Gli approcci metodologici dell’ecocritica seguono principalmente due direttrici: una linea storico-ermeneutica, che analizza l’immagine culturale della natura nelle opere letterarie, e una linea etico-pedagogica, che considera i testi come strumenti di alfabetizzazione ambientale. Entrambe concepiscono la letteratura come veicolo di valori ecologici fondamentali per la formazione di una solida coscienza ambientale.
Nel panorama internazionale, l’ASLE (Association for the Study of Literature and Environment), fondata nel 1992, rappresenta la principale associazione dedicata a questa disciplina, promuovendo la ricerca e l’educazione in un’ottica di giustizia ambientale e sostenibilità ecologica.
La cultura della sostenibilità proposta dall’ecocritica mira a orientare in maniera costruttiva la nostra visione del mondo attraverso le immagini creative offerte dalla letteratura. In un’epoca di crisi ecologica, che è fondamentalmente una crisi culturale, l’ecocritica diventa strumento per sviluppare nuovi modelli di pensiero basati sulla consapevolezza della nostra interdipendenza con le altre forme di vita.
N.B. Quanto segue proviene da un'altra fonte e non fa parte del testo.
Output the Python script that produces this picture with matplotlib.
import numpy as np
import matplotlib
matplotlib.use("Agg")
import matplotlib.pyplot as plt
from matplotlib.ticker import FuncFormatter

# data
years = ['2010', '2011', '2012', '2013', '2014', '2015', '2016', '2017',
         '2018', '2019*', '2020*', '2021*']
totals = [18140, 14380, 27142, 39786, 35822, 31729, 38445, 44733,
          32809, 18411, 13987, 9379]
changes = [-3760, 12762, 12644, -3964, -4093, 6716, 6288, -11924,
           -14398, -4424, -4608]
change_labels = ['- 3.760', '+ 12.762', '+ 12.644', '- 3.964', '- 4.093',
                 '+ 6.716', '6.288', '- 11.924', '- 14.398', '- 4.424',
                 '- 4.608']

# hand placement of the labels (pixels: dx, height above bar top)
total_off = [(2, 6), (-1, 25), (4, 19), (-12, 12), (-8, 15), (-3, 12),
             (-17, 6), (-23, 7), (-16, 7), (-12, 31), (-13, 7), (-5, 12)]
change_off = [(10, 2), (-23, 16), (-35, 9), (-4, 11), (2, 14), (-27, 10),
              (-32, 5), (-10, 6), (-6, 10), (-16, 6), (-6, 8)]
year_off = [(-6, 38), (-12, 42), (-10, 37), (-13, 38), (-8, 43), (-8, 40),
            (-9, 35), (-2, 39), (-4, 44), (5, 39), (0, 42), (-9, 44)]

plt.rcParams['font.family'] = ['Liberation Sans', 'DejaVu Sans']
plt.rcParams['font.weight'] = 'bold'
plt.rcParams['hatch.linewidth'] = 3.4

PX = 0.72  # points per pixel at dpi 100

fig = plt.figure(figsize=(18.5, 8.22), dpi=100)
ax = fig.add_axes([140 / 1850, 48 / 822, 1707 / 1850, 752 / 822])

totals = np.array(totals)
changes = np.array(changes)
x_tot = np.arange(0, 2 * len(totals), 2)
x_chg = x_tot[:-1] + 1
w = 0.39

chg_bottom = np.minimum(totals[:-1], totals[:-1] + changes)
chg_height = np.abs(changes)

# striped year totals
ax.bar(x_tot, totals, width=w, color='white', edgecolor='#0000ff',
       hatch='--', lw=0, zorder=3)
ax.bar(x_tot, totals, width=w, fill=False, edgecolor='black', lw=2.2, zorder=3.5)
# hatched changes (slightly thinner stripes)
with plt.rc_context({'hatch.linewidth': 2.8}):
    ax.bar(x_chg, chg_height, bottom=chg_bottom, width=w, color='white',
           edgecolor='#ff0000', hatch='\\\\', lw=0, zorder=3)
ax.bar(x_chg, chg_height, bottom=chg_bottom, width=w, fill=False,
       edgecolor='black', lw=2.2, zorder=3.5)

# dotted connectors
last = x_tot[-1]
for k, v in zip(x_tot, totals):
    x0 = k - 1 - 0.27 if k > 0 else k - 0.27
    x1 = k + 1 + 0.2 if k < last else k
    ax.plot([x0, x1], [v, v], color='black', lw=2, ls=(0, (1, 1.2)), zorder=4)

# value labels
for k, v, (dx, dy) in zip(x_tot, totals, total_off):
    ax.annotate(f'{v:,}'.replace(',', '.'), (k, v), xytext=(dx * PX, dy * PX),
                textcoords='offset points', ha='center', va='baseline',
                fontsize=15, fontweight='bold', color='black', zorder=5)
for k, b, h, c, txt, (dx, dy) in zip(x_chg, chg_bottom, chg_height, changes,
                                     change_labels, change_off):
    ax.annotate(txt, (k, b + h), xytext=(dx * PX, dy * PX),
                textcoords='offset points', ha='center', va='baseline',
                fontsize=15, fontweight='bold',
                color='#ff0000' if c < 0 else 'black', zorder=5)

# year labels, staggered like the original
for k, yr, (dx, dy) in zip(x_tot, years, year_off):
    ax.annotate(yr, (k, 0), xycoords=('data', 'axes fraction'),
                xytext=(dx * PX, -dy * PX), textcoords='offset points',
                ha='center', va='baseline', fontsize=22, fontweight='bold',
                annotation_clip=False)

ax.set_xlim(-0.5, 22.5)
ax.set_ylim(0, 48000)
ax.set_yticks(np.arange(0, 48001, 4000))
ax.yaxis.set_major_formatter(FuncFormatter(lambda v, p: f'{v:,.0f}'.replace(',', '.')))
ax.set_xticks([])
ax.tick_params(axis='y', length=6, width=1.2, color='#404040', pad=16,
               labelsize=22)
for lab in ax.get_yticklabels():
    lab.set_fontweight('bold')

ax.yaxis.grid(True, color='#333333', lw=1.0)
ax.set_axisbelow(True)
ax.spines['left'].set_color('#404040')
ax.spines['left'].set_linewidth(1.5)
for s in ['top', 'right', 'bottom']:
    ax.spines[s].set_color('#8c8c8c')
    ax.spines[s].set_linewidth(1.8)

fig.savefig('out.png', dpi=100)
L’impatto educativo e formativo dell’ecocritica
La forza educativa dell’ecocritica risiede nella sua capacità di connettere gli studi umanistici alle questioni ambientali contemporanee, creando un ponte tra le discipline letterarie tradizionali e l’educazione alla sostenibilità. Attraverso l’analisi delle opere letterarie in chiave ecologica, gli studenti sviluppano una sensibilità ambientale che trascende il semplice apprezzamento estetico dei testi, spingendoli a riflettere criticamente sul rapporto tra umanità e natura.
In questo contesto, percorsi formativi innovativi come la Laurea in Lettere e diffusione della conoscenza offerta dall’Unicusano rispondono perfettamente alle esigenze di una formazione umanistica che guardi al futuro. Questo corso, con il suo curriculum dedicato alla “Diffusione della conoscenza”, integra le discipline letterarie tradizionali con competenze digitali e comunicative essenziali per affrontare le sfide della società contemporanea, tra cui la diffusione di una cultura della sostenibilità.
L’ecocritica si inserisce in questo percorso come un potente strumento pedagogico che permette agli studenti di acquisire una preparazione umanistica solida ma al contempo aperta alle problematiche del presente. Analizzando opere letterarie attraverso la lente dell’ecocritica, gli studenti imparano a identificare e decostruire le ideologie antropocentriche che hanno caratterizzato gran parte della tradizione culturale occidentale, sviluppando una visione più inclusiva e rispettosa della biodiversità.
La metodologia didattica dell’ecocritica privilegia un approccio interdisciplinare che ben si sposa con la filosofia del curriculum “Diffusione della conoscenza”, integrando conoscenze letterarie, competenze linguistiche e abilità digitali.
I laureati che hanno avuto modo di approfondire l’ecocritica durante il loro percorso di studi acquisiscono non solo competenze analitiche e critiche, ma anche una consapevolezza etica che risulta particolarmente preziosa negli sbocchi lavorativi di Lettere contemporanei. Che si tratti di lavorare nell’editoria, nella comunicazione culturale, nella valorizzazione del patrimonio o nell’educazione, questi professionisti saranno in grado di promuovere una cultura della sostenibilità attraverso la diffusione di una conoscenza criticamente consapevole.